Infantry: February 24, 2003


One of the most important items of equipment American infantry have today are Night Vision Goggles (NVGs). These have been around for over three decades, but have gotten more powerful and cheaper in that time. The first night vision devices looked like a handheld telescope and used a light intensifier (a photocathode tube) to multiply available light several thousand times and show the user, on a tiny TV screen, a greenish, monochrome image of what was out there. On a clear night, with a full moon, you could make out a person at about 250 meters. With a quarter moon, the range for this was about 200 meters.
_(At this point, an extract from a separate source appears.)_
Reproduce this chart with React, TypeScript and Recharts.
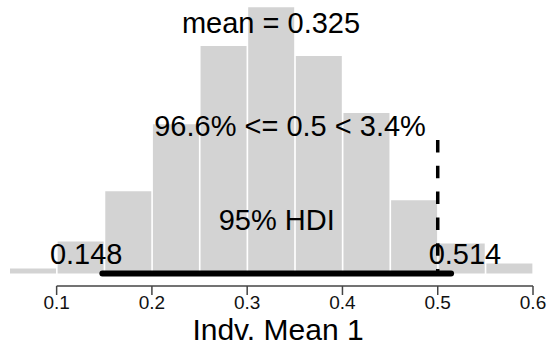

With no moon (just starlight), it was about 150 meters and if it was cloudy, about a hundred meters. Second generation NVGs added another light amplification element (a micro channel plate) that boosted performance considerably. The range for identifying a man under different conditions was now 500, 450, 300 and 150 meters. Third generation NVGs, the most common available today, improves performance by adding a gallium arsenide coating to the photocathode tube. This improves performance to 650, 500, 375 and 200 meters. Most American troops are using third generation NVGs. But the fourth generation NVGs are now available. These don't improve detection range much, but do provide a much sharper image and better performance in very low light conditions (like inside a building, or even a cave.) Depending on whether it's a weapon sight or binoculars, a third generation NVG will cost you from two to five thousand dollars. A fourth generation unit costs 30-50 percent more. First generation units are available for under a thousand dollars. Despite the expense, many troops would like to upgrade to fourth generation equipment, mainly because depth perception and detail is better. This means there is less chance for friendly fire incidents during night time firefights. In the last decade, American troops have been practicing a lot at night using their NVGs and have learned that, while they can see at night, they cannot see nearly as clearly as they can in daylight. In combat, that clarity can be a matter of life or death.